One day, a young(ish) woman and her grandmother were Spring cleaning.  The young woman had taken down the long, long curtain and put it in the washing machine.  The curtain was a very long (duh!), scarf type curtain which is used to make a smarmy little swag on the window.  The long, long curtain was finished in the washer, and The Grandmother–um, I mean the grandmother–got it out to take it through the house.  The long, long curtain was still damp, because we hang it up damp so it doesn’t wrinkle (I bet you didn’t know I was going to be giving home cleaning pointers here, did you?) As the grandmother walked through the kitchen with the long, long curtain, part of it became tangled in her feet, and she stumbled and fell.
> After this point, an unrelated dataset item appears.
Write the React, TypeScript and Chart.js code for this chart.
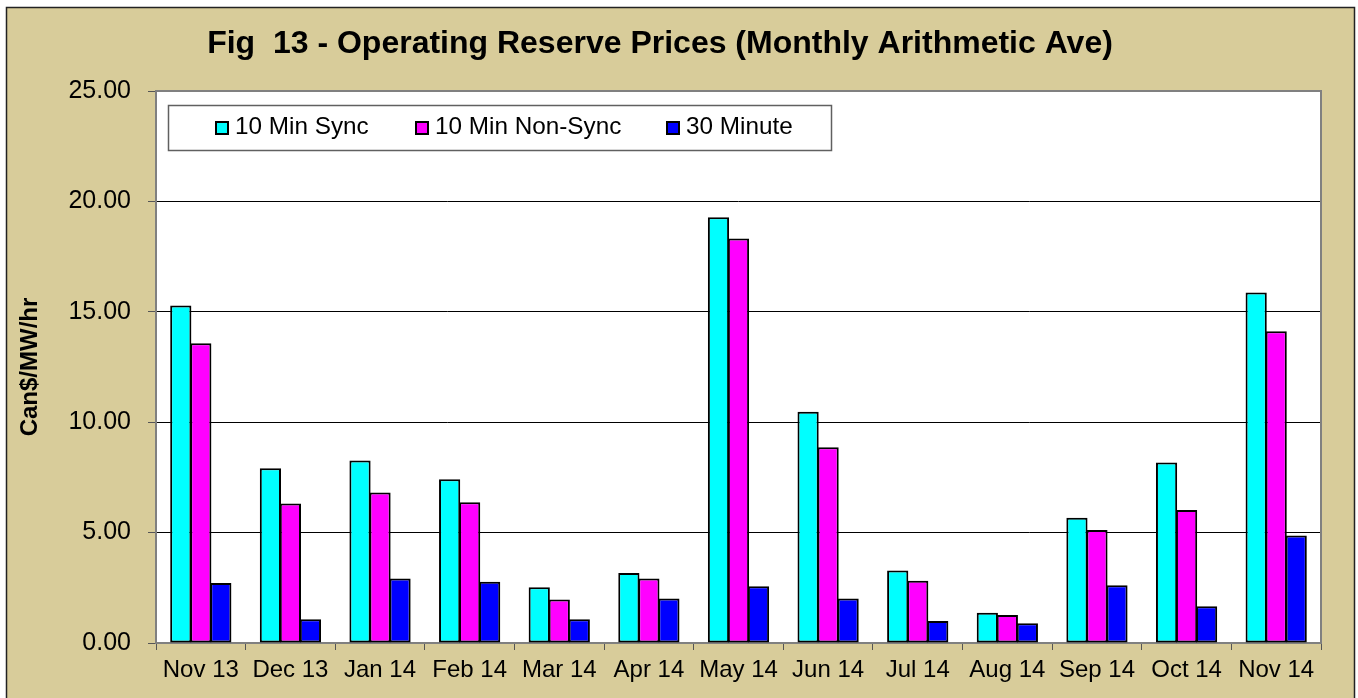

Now, the young woman was up on a stool cleaning the window where the long, long curtain lives. From that vantage point, the crash resulting from the grandmother’s fall was tremendous.  The young woman jumped from the stool (also resulting in a tremendous crash) and ran to the kitchen to find the grandmother sitting against the dishwasher.  The long, long curtain lay benignly on the floor.  The grandmother summed up her plight with two words: “My knee.”

Yes, readers, the grandmother is, in fact, The Grandmother, and the young(ish) woman is me.  Shocking, I know.

So, long story short, The Grandmother broke her kneecap.  Shattered it, would be a more accurate description.  She had surgery Tuesday to wire it back together so it will heal.

The Grandmother is a very active, busy woman, and this sitting around thing isn’t working out so well for us.  She is also fiercely independent, and hates asking anyone for help for anything, so my job is to predict what she wants and give it to her before she has to ask.  She’s trying to be patient, and I’m trying to avoid direct eye contact with her.

With my preexisting duties for my regular people, things have certainly got a little busy around here.  When I do have a few minutes to look at the computer or write, I just don’t have the want-to.

I didn’t tell you this story to get pity, I told you so that would know I am still alive, and I still intend to blog, but it will be sporadic at best.  Even my Facebooking is suffering. If I’m not commenting on blogs I usually read, I swear I will someday return.  Most likely in six to eight weeks. Then hopefully things will get back to normal around here.  Well, as normal as they ever are.

In the meantime, spare me a thought as you go about your day.  And if I turn up missing, check the curtain.  That thing is vicious.